*SHORT EXERCISE*
Take every line from the listing below that contains "picture".

━━━ ENTRIES SUPPLIED

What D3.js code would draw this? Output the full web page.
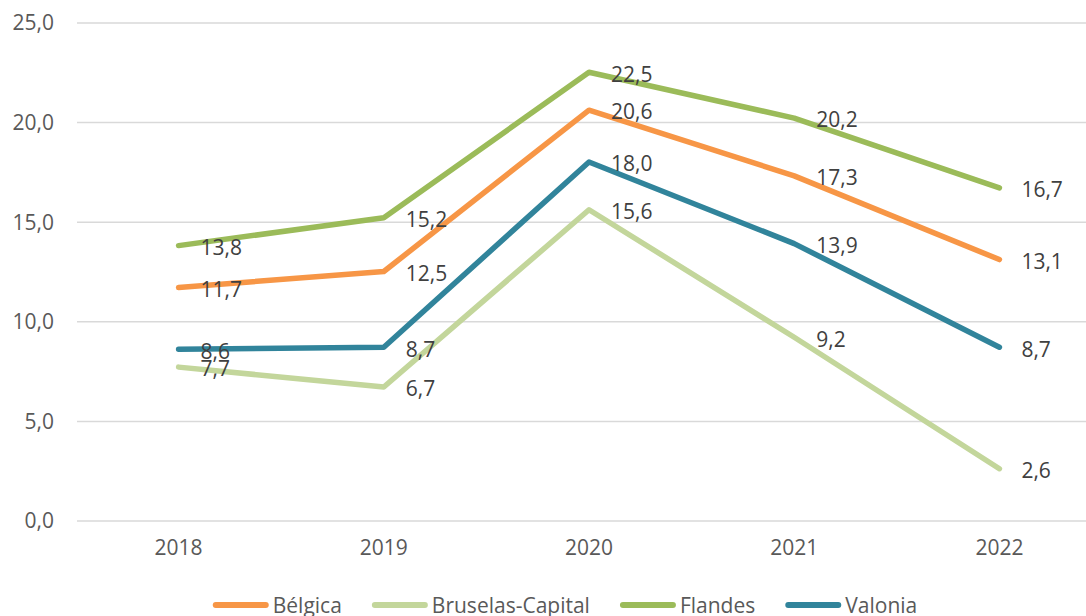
<!DOCTYPE html>
<html lang="es">
<head>
  <meta charset="UTF-8">
  <title>Regiones</title>
  <script src="https://cdn.jsdelivr.net/npm/d3@7"></script>
  <style>
    body { margin: 0; background: #fff; }
    svg text { font-family: "Open Sans", sans-serif; }
  </style>
</head>
<body>
  <svg id="svg" width="1086" height="616"></svg>

  <script>
    // Data
    const years = ['2018', '2019', '2020', '2021', '2022']
    const belgica = [11.7, 12.5, 20.6, 17.3, 13.1]
    const bruselas = [7.7, 6.7, 15.6, 9.2, 2.6]
    const flandes = [13.8, 15.2, 22.5, 20.2, 16.7]
    const valonia = [8.6, 8.7, 18.0, 13.9, 8.7]
    const seriesNames = ['Bélgica', 'Bruselas-Capital', 'Flandes', 'Valonia']
    const yTicks = [0, 5, 10, 15, 20, 25]

    const series = [
      { name: seriesNames[0], values: belgica, color: '#F79646' },
      { name: seriesNames[1], values: bruselas, color: '#C3D69B' },
      { name: seriesNames[2], values: flandes, color: '#9BBB59' },
      { name: seriesNames[3], values: valonia, color: '#31849B' }
    ]

    const fmt = v => d3.format('.1f')(v).replace('.', ',')

    const svg = d3.select('#svg')

    const xscale = d3.scaleBand()
      .domain(years)
      .range([76, 1102])

    const yscale = d3.scaleLinear()
      .domain([0, 25])
      .range([520.5, 22.5])

    const xc = d => xscale(d) + xscale.bandwidth() / 2

    // gridlines + y labels
    const yAxis = svg.append('g')
      .attr('transform', 'translate(77,0)')
      .call(d3.axisLeft(yscale).tickValues(yTicks).tickFormat(fmt)
        .tickSize(-1030).tickPadding(23))
    yAxis.select('.domain').remove()
    yAxis.selectAll('line').attr('stroke', '#D9D9D9').attr('stroke-width', 1.5)
    yAxis.selectAll('text')
      .attr('fill', '#595959')
      .attr('font-size', 21)
      .attr('dy', '0.35em')

    // x labels
    const xAxis = svg.append('g')
      .attr('transform', 'translate(0,520.5)')
      .call(d3.axisBottom(xscale).tickSize(0).tickPadding(20))
    xAxis.select('.domain').remove()
    xAxis.selectAll('text')
      .attr('fill', '#595959')
      .attr('font-size', 21)
      .attr('dy', '0.71em')

    const line = d3.line()
      .x((d, i) => xc(years[i]))
      .y(d => yscale(d))

    series.forEach(s => {
      svg.append('path')
        .datum(s.values)
        .attr('fill', 'none')
        .attr('stroke', s.color)
        .attr('stroke-width', 5.5)
        .attr('stroke-linecap', 'round')
        .attr('stroke-linejoin', 'round')
        .attr('d', line)
    })

    // data labels, right of each point
    series.forEach(s => {
      svg.append('g')
        .selectAll('text')
        .data(s.values)
        .join('text')
        .attr('x', (d, i) => xc(years[i]) + 22)
        .attr('y', d => yscale(d) + 2)
        .attr('dy', '0.35em')
        .attr('fill', '#404040')
        .attr('font-size', 21)
        .text(fmt)
    })

    // legend
    const legend = svg.append('g')
    let x = 0
    series.forEach((s, i) => {
      const g = legend.append('g').attr('transform', `translate(${x},0)`)
      g.append('line')
        .attr('x1', 3).attr('x2', 53)
        .attr('y1', 605).attr('y2', 605)
        .attr('stroke', s.color)
        .attr('stroke-width', 6)
        .attr('stroke-linecap', 'round')
      const t = g.append('text')
        .attr('x', 60)
        .attr('y', 613)
        .attr('fill', '#595959')
        .attr('font-size', 21)
        .text(s.name)
      x += 60 + t.node().getComputedTextLength() + 30
    })
    const total = x - 30
    legend.attr('transform', `translate(${565 - total / 2},0)`)
  </script>
</body>
</html>
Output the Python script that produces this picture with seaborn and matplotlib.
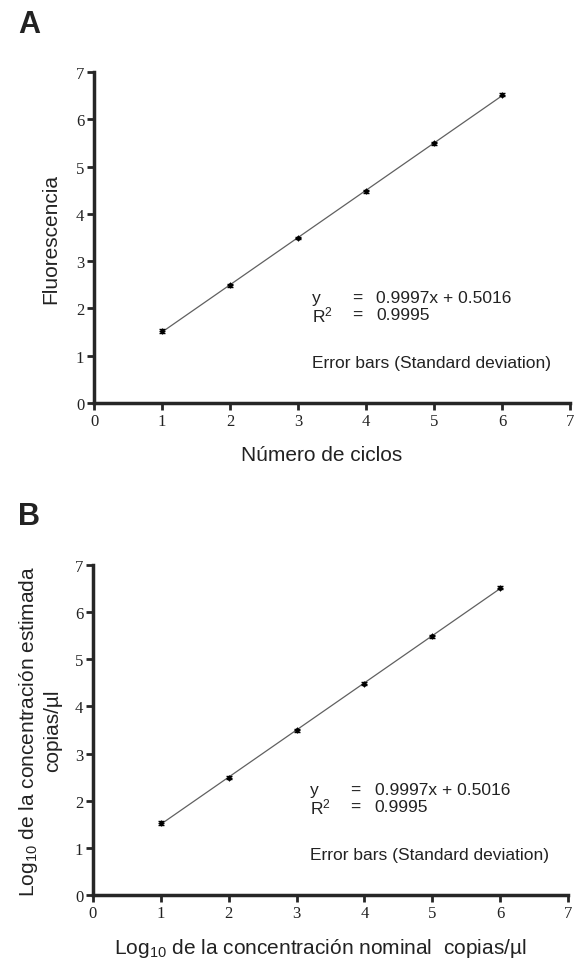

━━━━━━

*CORRECT RESPONSE*
Output the Python script that produces this picture with seaborn and matplotlib.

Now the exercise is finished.